I can’t say that I went into this experiment thinking that it would be particularly easy, but I don’t think I had imagined it would be quite as difficult as it actually ended up being, either.

I’m very fortunate to be in a position where, if I wanted, I can choose to drop more than HK$315 on a single meal. Of course, there are many people out there in the same position as me, who would argue there’s absolutely no need to do that. They’re right – but they could, if they wanted to. They have the option of choosing not to.

I’m not saying there’s a right or a wrong way to go about it. If you choose to spend HK$150 on a meal instead of HK$15, that’s awesome. If you choose not to, then that’s great too. Equally, you don’t have to do what I did to “experience what it’s really like”, because I don’t think everyone who has to do that every day feels bad or sad about it.

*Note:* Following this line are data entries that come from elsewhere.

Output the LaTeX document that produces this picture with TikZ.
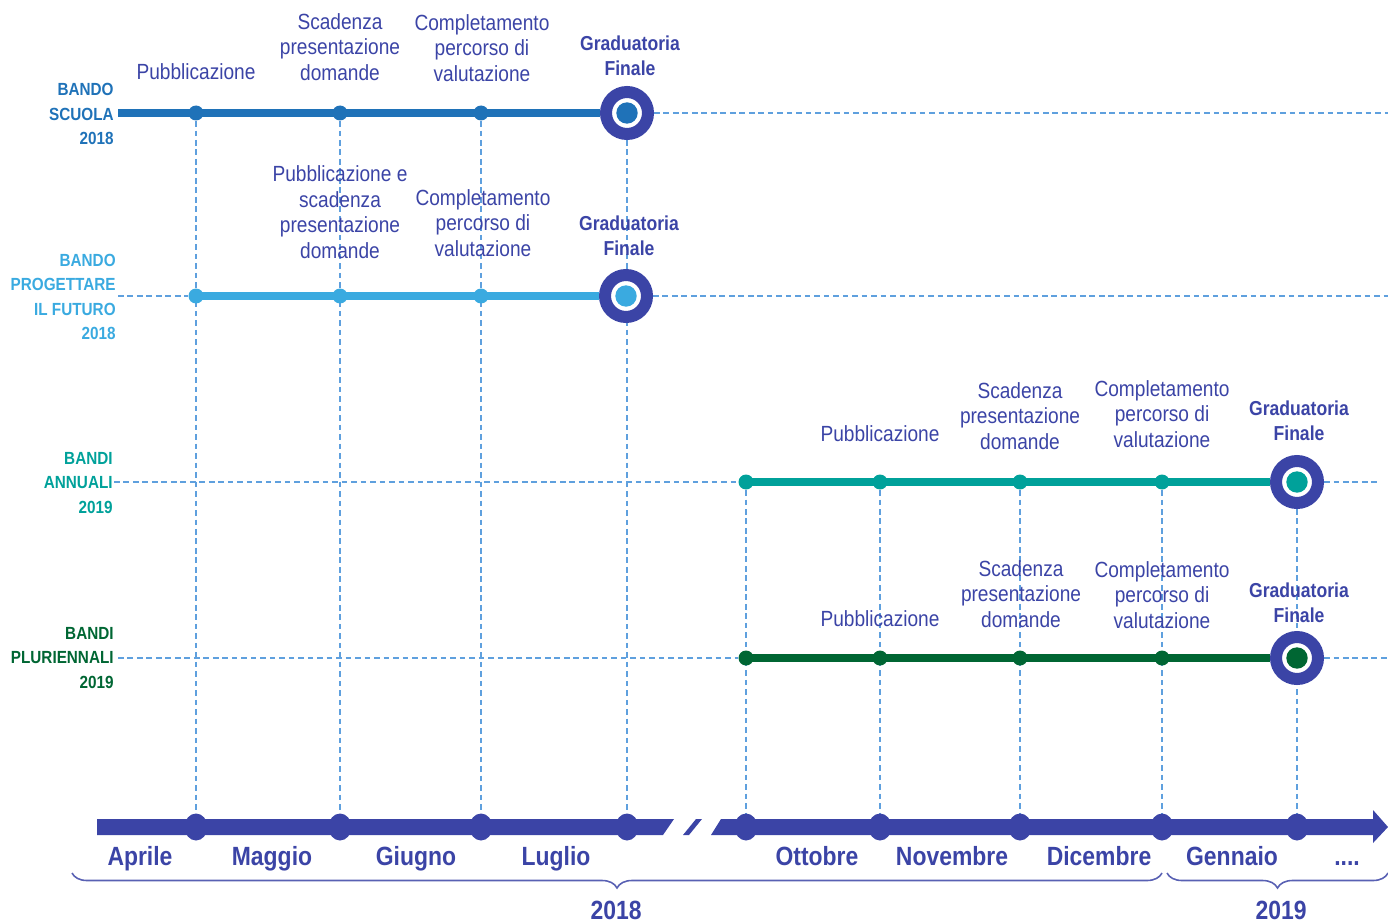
\documentclass[tikz,border=0pt]{standalone}
\usepackage{fontspec}
\setmainfont[FakeStretch=0.87]{Liberation Sans}
\usetikzlibrary{positioning,shapes,arrows,backgrounds,decorations.pathreplacing}
\definecolor{navy}{RGB}{59,68,166}
\definecolor{scuola}{RGB}{31,114,184}
\definecolor{futuro}{RGB}{58,170,224}
\definecolor{annuali}{RGB}{0,161,154}
\definecolor{plurien}{RGB}{0,102,51}
\definecolor{gridblue}{RGB}{95,160,222}
\tikzstyle{dot}=[circle,inner sep=0pt,minimum size=0.3cm]
\tikzstyle{tick}=[ellipse,fill=navy,inner sep=0pt,minimum width=0.46cm,minimum height=0.54cm]
\tikzstyle{bar}=[line width=0.16cm]
\tikzstyle{guide}=[draw=gridblue,line width=0.7pt,dash pattern=on 3.2pt off 2.2pt]
\tikzstyle{note}=[text=navy,inner sep=0pt,align=center,font=\fontsize{12.5}{14.5}\selectfont]
\tikzstyle{strong}=[note,font=\bfseries\fontsize{11.5}{14.3}\selectfont]
\tikzstyle{tag}=[inner sep=0pt,align=right,anchor=east,font=\bfseries\fontsize{10}{14}\selectfont]
\tikzstyle{month}=[text=navy,inner sep=0pt,anchor=base,font=\bfseries\fontsize{15}{18}\selectfont]
\tikzstyle{brace}=[draw=navy!85,line width=0.9pt,decorate,decoration={brace,amplitude=0.3cm}]
\tikzset{final/.style={circle,draw=navy,line width=0.24cm,fill=white,inner sep=0pt,
    minimum size=0.84cm,path picture={\fill[#1] (path picture bounding box.center) circle (0.214cm);}}}
\newcommand{\newDot}[3]{\node[dot,#3](#1) at (#2) {};}
\newcommand{\newNote}[4]{\node[#4](#1) at (#3) {#2};}
\newcommand{\newGuide}[2]{\draw[guide] (#1) -- (#2);}

\begin{document}
\begin{tikzpicture}[x=0.02cm,y=-0.02cm,
        >=latex,
        semithick  %one unit = one pixel of the sketch
        ]
        \useasboundingbox (0,0) rectangle (1388,922);
        % bando scuola
        \coordinate (sL) at (118,113);
        \coordinate (sR) at (1388,113);
        \newDot{s1}{196,113}{fill=scuola}
        \newDot{s2}{340,113}{fill=scuola}
        \newDot{s3}{481,113}{fill=scuola}
        \newDot{s4}{627,113}{final=scuola}
        % bando progettare il futuro
        \coordinate (pL) at (118,296);
        \coordinate (pR) at (1388,296);
        \newDot{p1}{196,296}{fill=futuro}
        \newDot{p2}{340,296}{fill=futuro}
        \newDot{p3}{481,296}{fill=futuro}
        \newDot{p4}{626,296}{final=futuro}
        % bandi annuali
        \coordinate (aL) at (114,482);
        \coordinate (aR) at (1380,482);
        \newDot{a0}{746,482}{fill=annuali}
        \newDot{a1}{880,482}{fill=annuali}
        \newDot{a2}{1020,482}{fill=annuali}
        \newDot{a3}{1162,482}{fill=annuali}
        \newDot{a4}{1297,482}{final=annuali}
        % bandi pluriennali
        \coordinate (mL) at (118,658);
        \coordinate (mR) at (1388,658);
        \newDot{m0}{746,658}{fill=plurien}
        \newDot{m1}{880,658}{fill=plurien}
        \newDot{m2}{1020,658}{fill=plurien}
        \newDot{m3}{1162,658}{fill=plurien}
        \newDot{m4}{1297,658}{final=plurien}
        % time axis
        \fill[navy] (97,819) -- (674,819) -- (663,835) -- (97,835) -- cycle;
        \fill[navy] (696,819) -- (702,819) -- (689,835) -- (683,835) -- cycle;
        \fill[navy] (721,819) -- (1373,819) -- (1373,810) -- (1388,827) -- (1373,843)
            -- (1373,835) -- (711,835) -- cycle;
        \newDot{t1}{196,827}{tick}
        \newDot{t2}{340,827}{tick}
        \newDot{t3}{481,827}{tick}
        \newDot{t4}{627,827}{tick}
        \newDot{t5}{746,827}{tick}
        \newDot{t6}{880,827}{tick}
        \newDot{t7}{1020,827}{tick}
        \newDot{t8}{1162,827}{tick}
        \newDot{t9}{1297,827}{tick}

        \draw[bar,draw=scuola] (sL) -- (s1.center) -- (s2.center) -- (s3.center) -- (s4);
        \draw[bar,draw=futuro] (p1.center) -- (p2.center) -- (p3.center) -- (p4);
        \draw[bar,draw=annuali] (a0.center) -- (a1.center) -- (a2.center) -- (a3.center) -- (a4);
        \draw[bar,draw=plurien] (m0.center) -- (m1.center) -- (m2.center) -- (m3.center) -- (m4);

        \begin{pgfonlayer}{background}
        \newGuide{s4}{sR}
        \newGuide{pL}{p1}
        \newGuide{p4}{pR}
        \newGuide{aL}{a0}
        \newGuide{a4}{aR}
        \newGuide{mL}{m0}
        \newGuide{m4}{mR}
        \newGuide{s1}{t1}
        \newGuide{s2}{t2}
        \newGuide{s3}{t3}
        \newGuide{s4}{t4}
        \newGuide{a0}{t5}
        \newGuide{a1}{t6}
        \newGuide{a2}{t7}
        \newGuide{a3}{t8}
        \newGuide{a4}{t9}
        \end{pgfonlayer}

        % row names
        \newNote{nS}{BANDO\\SCUOLA\\2018}{114,114}{tag,text=scuola}
        \newNote{nP}{BANDO\\PROGETTARE\\IL FUTURO\\2018}{116,297}{tag,text=futuro}
        \newNote{nA}{BANDI\\ANNUALI\\2019}{113,483}{tag,text=annuali}
        \newNote{nM}{BANDI\\PLURIENNALI\\2019}{114,658}{tag,text=plurien}
        % steps
        \newNote{ls1}{Pubblicazione}{196,72}{note}
        \newNote{ls2}{Scadenza\\presentazione\\domande}{340,47}{note}
        \newNote{ls3}{Completamento\\percorso di\\valutazione}{482,48}{note}
        \newNote{ls4}{Graduatoria\\Finale}{630,56}{strong}
        \newNote{lp2}{Pubblicazione e\\scadenza\\presentazione\\domande}{340,212}{note}
        \newNote{lp3}{Completamento\\percorso di\\valutazione}{483,223}{note}
        \newNote{lp4}{Graduatoria\\Finale}{629,236}{strong}
        \newNote{la1}{Pubblicazione}{880,434}{note}
        \newNote{la2}{Scadenza\\presentazione\\domande}{1020,416}{note}
        \newNote{la3}{Completamento\\percorso di\\valutazione}{1162,414}{note}
        \newNote{la4}{Graduatoria\\Finale}{1299,421}{strong}
        \newNote{lm1}{Pubblicazione}{880,619}{note}
        \newNote{lm2}{Scadenza\\presentazione\\domande}{1021,594}{note}
        \newNote{lm3}{Completamento\\percorso di\\valutazione}{1162,595}{note}
        \newNote{lm4}{Graduatoria\\Finale}{1299,603}{strong}
        % months
        \newNote{apr}{Aprile}{140,865}{month}
        \newNote{mag}{Maggio}{272,865}{month}
        \newNote{giu}{Giugno}{416,865}{month}
        \newNote{lug}{Luglio}{556,865}{month}
        \newNote{ott}{Ottobre}{817,865}{month}
        \newNote{nov}{Novembre}{952,865}{month}
        \newNote{dic}{Dicembre}{1099,865}{month}
        \newNote{gen}{Gennaio}{1232,865}{month}
        \newNote{etc}{....}{1347,865}{month}
        % years
        \coordinate (b1) at (72,873);
        \coordinate (b2) at (1162,873);
        \coordinate (b3) at (1167,873);
        \coordinate (b4) at (1388,873);
        \draw[brace] (b2) -- (b1);
        \draw[brace] (b4) -- (b3);
        \newNote{y18}{2018}{616,919}{month}
        \newNote{y19}{2019}{1281,919}{month}
        \end{tikzpicture}
\end{document}
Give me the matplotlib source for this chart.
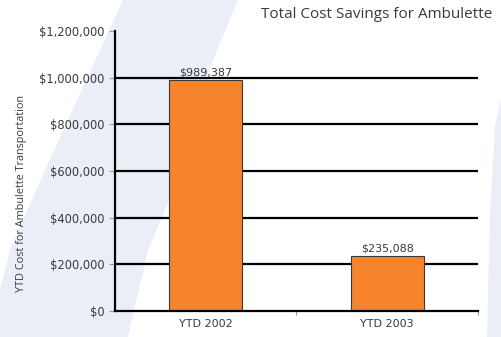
import matplotlib
matplotlib.use("Agg")
import matplotlib.pyplot as plt
from matplotlib.patches import Polygon
from matplotlib.ticker import FuncFormatter

categories = ["YTD 2002", "YTD 2003"]
values = [989387, 235088]
value_labels = ["$989,387", "$235,088"]
yticks = [0, 200000, 400000, 600000, 800000, 1000000, 1200000]

W, H = 502, 337
plt.rcParams['font.family'] = ['DejaVu Sans']
fig = plt.figure(figsize=(W / 100, H / 100), dpi=100)
fig.patch.set_facecolor('white')

band_color = '#EAEFF7'
def px(pts):
    return [(x / W, 1 - y / H) for x, y in pts]

left_band = px([(123, 0), (100, 50), (45, 170), (10, 250), (-12, 337),
                (128, 337), (148, 250), (182, 170), (213, 60), (238, 0)])
right_band = px([(503, 90), (495, 125), (490, 213), (487, 337), (503, 337)])
for poly in (left_band, right_band):
    fig.patches.append(Polygon(poly, closed=True, transform=fig.transFigure,
                               facecolor=band_color, edgecolor='none', zorder=-10))

ax = fig.add_axes([115 / W, 1 - 311 / H, (478 - 115) / W, (311 - 31) / H])
ax.set_facecolor('none')

txt = '#3a3a3a'
x = list(range(len(categories)))
ax.bar(x, values, width=0.4, color='#F5842C', edgecolor='#3a3a3a',
       linewidth=0.8, zorder=3)
for xi, v, lab in zip(x, values, value_labels):
    ax.annotate(lab, (xi, v), xytext=(0, 2), textcoords='offset points',
                ha='center', va='bottom', fontsize=8, color=txt)

ax.set_xlim(-0.5, 1.5)
ax.set_ylim(0, 1200000)
ax.set_yticks(yticks)
ax.yaxis.set_major_formatter(FuncFormatter(lambda v, p: "${:,.0f}".format(v)))
ax.set_xticks(x)
ax.set_xticklabels(categories)
ax.set_xticks([0.5, 1.5], minor=True)
ax.tick_params(axis='x', which='major', length=0, pad=6, labelsize=8,
               labelcolor=txt)
ax.tick_params(axis='x', which='minor', length=3, color='#999999', width=0.8)
ax.tick_params(axis='y', which='major', length=4, color='#999999', width=0.8,
               pad=3.5, labelsize=8.3, labelcolor=txt)

for y in yticks[1:-1]:
    ax.axhline(y, color='black', linewidth=1.6, zorder=1)
ax.set_axisbelow(True)

for s in ['top', 'right']:
    ax.spines[s].set_visible(False)
for s in ['left', 'bottom']:
    ax.spines[s].set_linewidth(1.6)
    ax.spines[s].set_color('black')
    ax.spines[s].set_zorder(4)

fig.text(22 / W, 1 - 193 / H, "YTD Cost for Ambulette Transportation",
         rotation=90, ha='center', va='center', fontsize=7.8, color=txt,
         family=['Open Sans', 'DejaVu Sans'])
fig.text(492 / W, 1 - 15 / H, "Total Cost Savings for Ambulette",
         ha='right', va='center', fontsize=11, color=txt,
         family=['Open Sans', 'DejaVu Sans'])

fig.savefig("out.png", dpi=100)
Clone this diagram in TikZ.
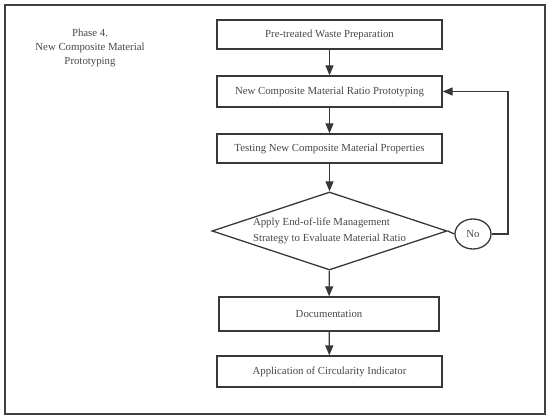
\documentclass[tikz,border=0pt]{standalone}
\usepackage{fontspec}
\setmainfont{Liberation Serif}
\usepackage{tikz}
\usetikzlibrary{arrows.meta,shapes.geometric}

\begin{document}
\begin{tikzpicture}[x=1pt,y=-1pt]
\tikzstyle{every node}+=[inner sep=0pt, text=black!72, font=\fontsize{10.8}{13.6}\selectfont]
\tikzstyle{stepbox}=[draw=black!78, line width=1.3pt, minimum height=30pt]
\tikzstyle{flow}=[draw=black!78, line width=1.3pt, -{Triangle[length=10pt,width=8pt]}]
\useasboundingbox (0,0) rectangle (550,419);
\draw [black!75, line width=1.5pt] (5,5) rectangle (545,414);
\node (phase) [align=center] at (90,48) {Phase 4.\\New Composite Material\\Prototyping};
\node (prep) [stepbox, minimum width=225pt, minimum height=29pt] at (329.5,34.5) {Pre-treated Waste Preparation};
\node (ratio) [stepbox, minimum width=225pt, minimum height=31pt] at (329.5,91.5) {New Composite Material Ratio Prototyping};
\node (test) [stepbox, minimum width=225pt, minimum height=29pt] at (329.5,148.5) {Testing New Composite Material Properties};
\node (eval) [draw=black!78, line width=1.3pt, shape=diamond, aspect=3, minimum width=235pt, minimum height=78pt, align=left, font=\fontsize{10.8}{16}\selectfont] at (329.5,231) {Apply End-of-life Management\\Strategy to Evaluate Material Ratio};
\node (no) [draw=black!78, line width=1.3pt, shape=ellipse, minimum width=36pt, minimum height=30pt] at (473,234) {No};
\node (doc) [stepbox, minimum width=220pt, minimum height=34pt] at (329,314) {Documentation};
\node (indic) [stepbox, minimum width=225pt, minimum height=31pt] at (329.5,371.5) {Application of Circularity Indicator};
\coordinate (bend) at (508,234);
\draw [flow] (prep) -- (ratio);
\draw [flow] (ratio) -- (test);
\draw [flow] (test) -- (eval);
\draw [draw=black!78, line width=1.3pt] (eval.east) -- (no.west);
\draw [flow] (no.east) -- (bend) |- (ratio.east);
\draw [flow] (eval) -- (doc);
\draw [flow] (doc) -- (indic);
\end{tikzpicture}
\end{document}
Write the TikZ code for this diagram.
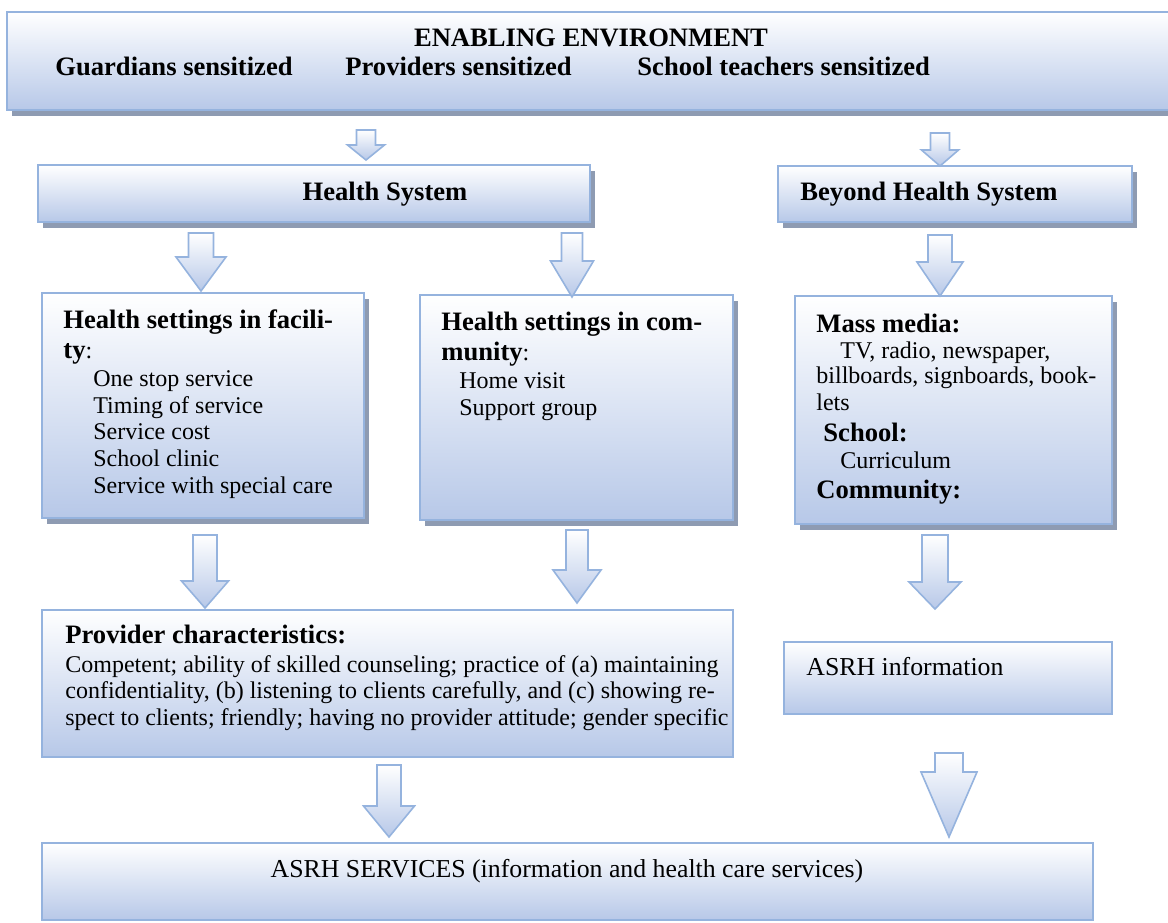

By the end of the week, I had HK$5.90 left.
Photo: Ginny Wong/SCMP

My experiment wasn’t perfect, of course (pizza, ramen, and hugely calorie-deficient), and it has helped me realise how much I take for granted. There shouldn’t be 71,000 families in Hong Kong that have to live on HK$15 per person, per meal, at all. They should not feel as if they have to choose between eating well for the next few days and hanging out with their friends. I have a much greater respect for those who are able to eat well and healthily on HK$45 a day if they want to, because I know I couldn’t be happy doing the same thing. Could you?